**Task to complete**
From the listing below, output the lines between the one with "Reproduce this chart with Plotly." and the one with "OF LOCAL, NATIONAL", including those two, and nothing else. Pictures are not copied.

**Given entries**
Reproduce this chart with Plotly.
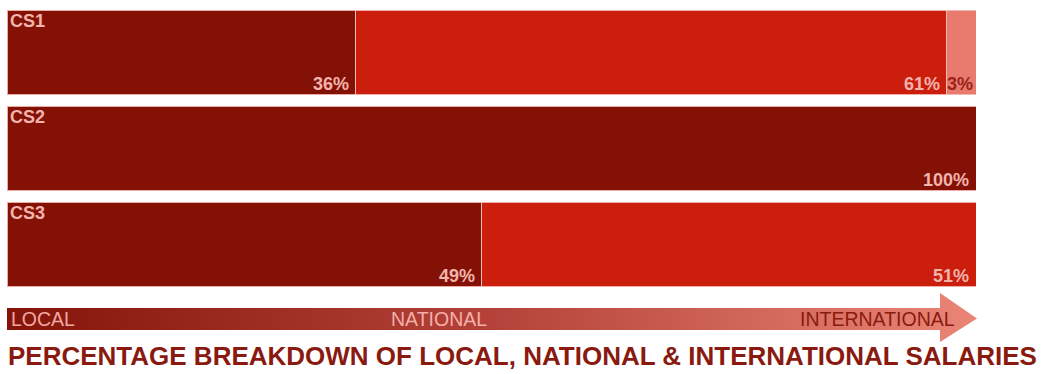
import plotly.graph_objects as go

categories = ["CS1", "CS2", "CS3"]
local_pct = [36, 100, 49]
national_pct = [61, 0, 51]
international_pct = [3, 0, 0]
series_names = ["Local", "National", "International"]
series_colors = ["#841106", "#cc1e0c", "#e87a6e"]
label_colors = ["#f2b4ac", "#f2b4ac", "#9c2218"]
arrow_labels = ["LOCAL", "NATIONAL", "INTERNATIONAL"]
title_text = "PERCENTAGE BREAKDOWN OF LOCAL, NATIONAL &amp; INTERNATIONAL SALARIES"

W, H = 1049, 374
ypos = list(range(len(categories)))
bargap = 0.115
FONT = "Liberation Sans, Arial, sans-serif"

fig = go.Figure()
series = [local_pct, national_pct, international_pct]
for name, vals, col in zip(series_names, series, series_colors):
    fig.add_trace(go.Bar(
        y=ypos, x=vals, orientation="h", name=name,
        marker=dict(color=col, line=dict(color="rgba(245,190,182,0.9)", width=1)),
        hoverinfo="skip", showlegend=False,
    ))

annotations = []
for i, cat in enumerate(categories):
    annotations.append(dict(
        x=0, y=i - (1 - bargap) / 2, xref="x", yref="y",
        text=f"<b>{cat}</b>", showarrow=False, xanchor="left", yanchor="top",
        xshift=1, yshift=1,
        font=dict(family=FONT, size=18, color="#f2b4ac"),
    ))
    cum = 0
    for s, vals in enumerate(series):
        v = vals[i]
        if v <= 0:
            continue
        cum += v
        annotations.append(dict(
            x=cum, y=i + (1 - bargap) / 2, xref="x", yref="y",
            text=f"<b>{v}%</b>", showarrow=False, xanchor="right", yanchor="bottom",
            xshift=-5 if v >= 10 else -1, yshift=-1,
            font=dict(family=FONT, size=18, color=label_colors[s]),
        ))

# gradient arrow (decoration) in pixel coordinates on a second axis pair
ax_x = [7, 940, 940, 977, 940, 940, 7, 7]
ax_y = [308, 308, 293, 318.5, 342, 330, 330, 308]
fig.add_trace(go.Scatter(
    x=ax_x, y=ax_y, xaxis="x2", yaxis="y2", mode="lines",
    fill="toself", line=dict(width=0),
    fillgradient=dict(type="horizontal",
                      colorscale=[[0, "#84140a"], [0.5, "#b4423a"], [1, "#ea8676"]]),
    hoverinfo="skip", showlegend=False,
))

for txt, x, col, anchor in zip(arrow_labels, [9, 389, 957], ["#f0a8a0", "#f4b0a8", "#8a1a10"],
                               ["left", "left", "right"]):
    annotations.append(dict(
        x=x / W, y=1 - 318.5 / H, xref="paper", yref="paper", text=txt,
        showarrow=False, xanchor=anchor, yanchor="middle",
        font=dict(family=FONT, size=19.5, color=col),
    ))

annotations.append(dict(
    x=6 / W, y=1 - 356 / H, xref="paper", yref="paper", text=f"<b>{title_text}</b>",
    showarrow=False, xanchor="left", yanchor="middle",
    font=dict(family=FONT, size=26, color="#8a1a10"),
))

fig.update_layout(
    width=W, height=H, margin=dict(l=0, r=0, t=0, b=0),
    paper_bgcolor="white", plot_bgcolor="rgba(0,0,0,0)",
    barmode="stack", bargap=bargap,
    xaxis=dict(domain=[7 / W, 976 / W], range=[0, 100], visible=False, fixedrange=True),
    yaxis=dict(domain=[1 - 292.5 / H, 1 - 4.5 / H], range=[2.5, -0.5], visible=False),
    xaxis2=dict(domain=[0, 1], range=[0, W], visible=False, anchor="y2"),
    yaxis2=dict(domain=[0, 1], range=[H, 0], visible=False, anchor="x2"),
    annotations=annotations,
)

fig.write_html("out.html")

---

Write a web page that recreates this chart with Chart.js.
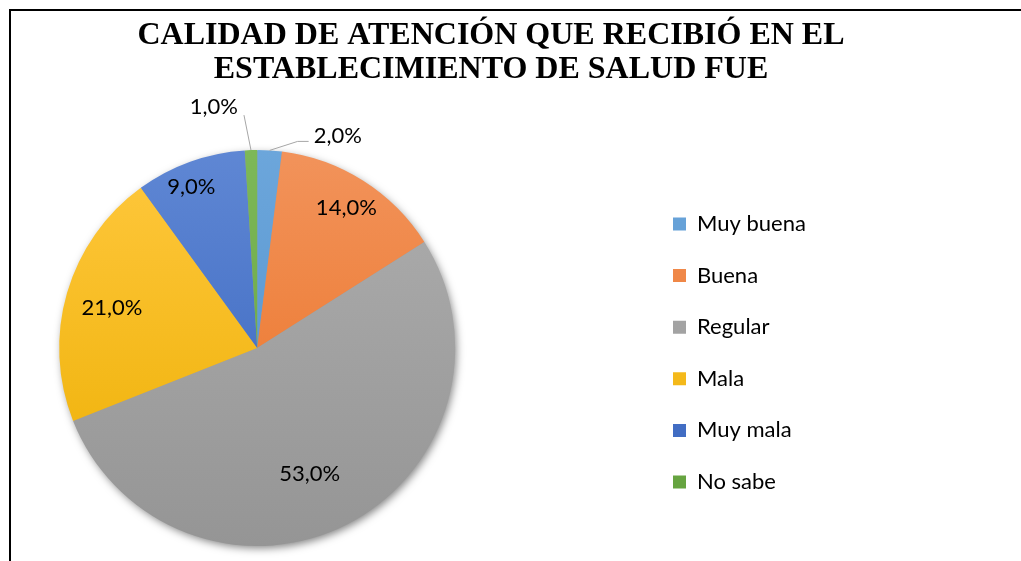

**Answer for this exercise**
Reproduce this chart with Plotly.
import plotly.graph_objects as go

categories = ["CS1", "CS2", "CS3"]
local_pct = [36, 100, 49]
national_pct = [61, 0, 51]
international_pct = [3, 0, 0]
series_names = ["Local", "National", "International"]
series_colors = ["#841106", "#cc1e0c", "#e87a6e"]
label_colors = ["#f2b4ac", "#f2b4ac", "#9c2218"]
arrow_labels = ["LOCAL", "NATIONAL", "INTERNATIONAL"]
title_text = "PERCENTAGE BREAKDOWN OF LOCAL, NATIONAL &amp; INTERNATIONAL SALARIES"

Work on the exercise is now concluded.